Each of us faces a unique configuration of daily challenges. A sense of responsibility is an incredibly important factor in the battle against meaningless and depression. (Quick side note — in no way am I devaluing the absolute debilitating condition of major/manic depression, of which I know such daily steps are an impossibility).
That said, though I have suffered from depression at different points of my life, the symptoms I have now don’t feel quite as dire as the ones I had then. Without pretension, whenever I am in a depressive state a quote by John Keats plays in a loop in my head: “I am in that temper that if I were under water I would scarcely kick to come to the top.” At this point I would kick, I would fight for my life. Yet I still feel down, some days I still feel like a heavy cloak clings to my body, weighing me down. Why? Is this a mild form of depression, or another thing entirely? Perhaps. Until I can put a name to how I feel (though I have an inkling it may be acedia, a topic I’ll write about soon), I will try to go about my day performing the following daily rituals, all of which have been extraordinarily beneficial:
Waking up at the same hour everyday.
Taking the time to show someone (mostly my dog) how much I absolutely love them.
Spending time outside.
Answer messages without postponing.
Washing my hair, or at least looking presentable / making myself feel slightly prettier than I do on a bad day.
Reading books for pleasure. Not only educational non-fiction types.
Putting aside time to cook wholesome meals.
And, last but not least, I actively try to base my self-worth on my own opinion, and not the opinion I think others have of me. I do this by:
Drastically minimizing my time on social media. This week, for example, I deleted the Instagram app from my phone.
Writing down a list of 3-5 things I am proud of myself for doing.
As I suffer from a mild form of body-dysmorphia, I try to focus on the things I do like about my face, instead of the things I don’t. You can start doing this by looking in the mirror for a short while everyday. I find that this, in the long run, helps more than ignoring the mirror all together.
Dear Shifra, thank you for sharing so openly and at depth about how things are right now for you. I know this set of feelings so intimately; for myself, this state has been associated with the protracted end of one way of being/existing day-to-day and the emergence of something new, unexpected, perhaps a little frightening, but ultimately more nourishing.
It was only partially a matter of will and intention to bring about that shift in my own life; when I settled into the feeling of deep malaise, succumbed to it for its season, life brought about a series of miraculous turns that ultimately shook me from my comfort zone (and the miseries I courted there) and delivered me into a space of deeper inspiration and insight (which was nonetheless somewhat uncomfortable, at times).
When I read, "A sense of responsibility is an incredibly important factor in the battle against meaningless and depression," I got little shivers running up and down my arms. Because life really does invite one, at certain times, to assume deeper responsibility for one's place in the world; my own recent experience of bereavement has shown me that as well.
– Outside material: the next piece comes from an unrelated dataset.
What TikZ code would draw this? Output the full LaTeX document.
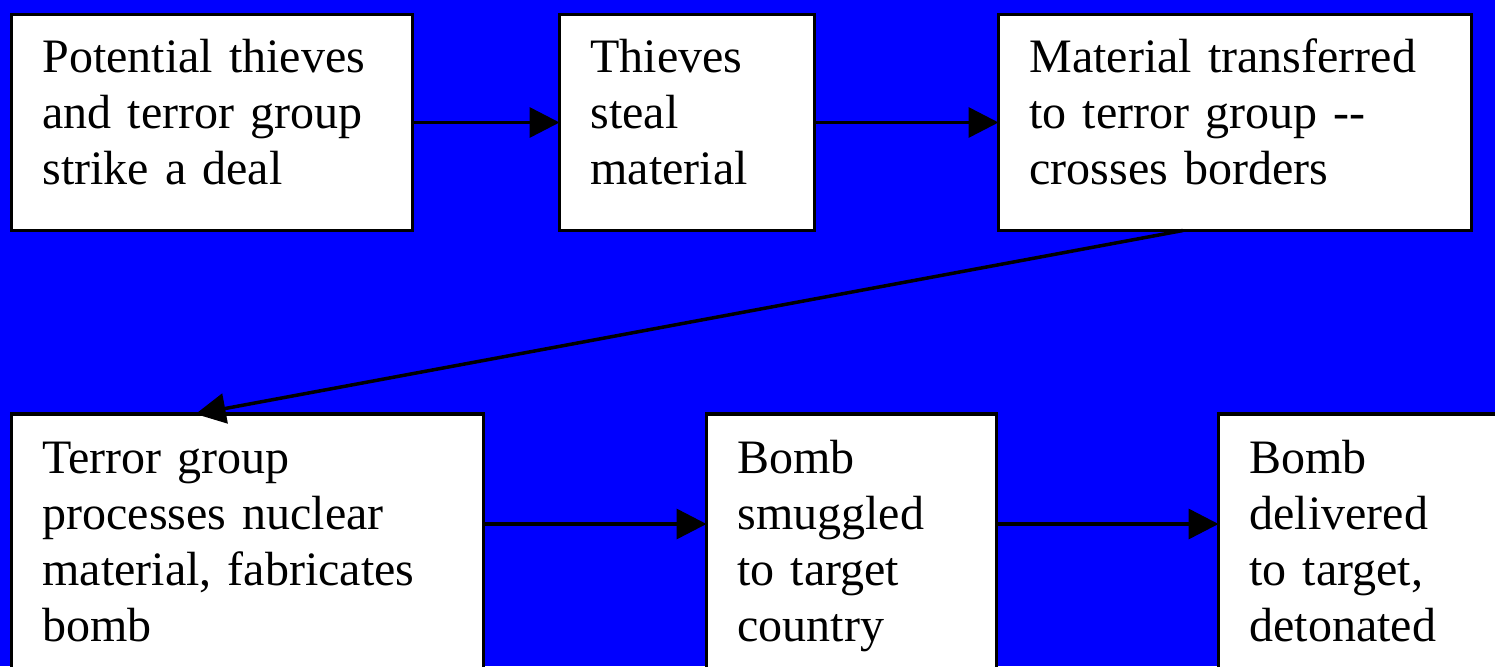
\documentclass[tikz,border=0pt]{standalone}
\usepackage{fontspec}
\setmainfont{Liberation Serif}
\usetikzlibrary{arrows.meta,calc,positioning}
\definecolor{slideblue}{RGB}{0,0,255}

\begin{document}
\begin{tikzpicture}[x=1pt,y=-1pt,
  stagebox/.style={draw=black,fill=white,line width=3.5pt,anchor=north west,
    inner xsep=31pt,inner ysep=0pt,outer sep=0pt,align=left,
    font=\fontsize{48}{56}\selectfont},
  toprow/.style={text height=58pt,text depth=158pt},
  lowrow/.style={text height=59pt,text depth=221pt},
  flow/.style={-{Triangle[length=30pt,width=30pt]},line width=3.5pt}]
\useasboundingbox (0,0) rectangle (1495,666);
\fill[slideblue] (0,0) rectangle (1495,666);
\clip (0,0) rectangle (1495,666);

% top row
\node[stagebox,toprow,text width=339pt] (deal) at (11.5,14.5)
  {Potential thieves\\and terror group\\strike a deal};
\node[stagebox,toprow,text width=193pt] (steal) at (559.5,14.5)
  {Thieves\\steal\\material};
\node[stagebox,toprow,text width=411pt] (transfer) at (998.5,14.5)
  {Material transferred\\to terror group -{}-\\crosses borders};

% bottom row
\node[stagebox,lowrow,text width=410pt] (fabricate) at (11.5,414)
  {Terror group\\processes nuclear\\material, fabricates\\bomb};
\node[stagebox,lowrow,text width=228pt] (smuggle) at (706.5,414)
  {Bomb\\smuggled\\to target\\country};
\node[stagebox,lowrow,text width=240pt] (detonate) at (1218.5,414)
  {Bomb\\delivered\\to target,\\detonated};

\coordinate (lowline) at (0,524);

\draw[flow] (deal) -- (steal);
\draw[flow] (steal) -- (transfer);
\draw[flow] ($(transfer.south west)!0.39!(transfer.south east)$)
  -- ($(fabricate.north west)!0.39!(fabricate.north east)$);
\draw[flow] (fabricate.east |- lowline) -- (smuggle.west |- lowline);
\draw[flow] (smuggle.east |- lowline) -- (detonate.west |- lowline);
\end{tikzpicture}
\end{document}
I suppose that we all receive that invitation in our own unique way; I have personally come to recognise despondency, malaise, and dissatisfaction with the way things seem as states from which miracles tend to arise.
I truly hope that this is the case for you. Thank you for your stories; I am a new to your list and blown away by your work. Thank you for sharing, and for maintaining your discipline to write in the midst of inner upheaval.
In peace,
Nicola.
Thank you for this. I too engage in small acts of self-sabotage and I struggle to understand why. I know I’m doing them even as it happens, but I can’t seem to stop doing them. One of the ones that drives me crazy is when I procrastinate on writing, even when I want to do it and feel inspired but just can’t get started. It’s not writers block or anxiety about the work so I don’t know why I do it.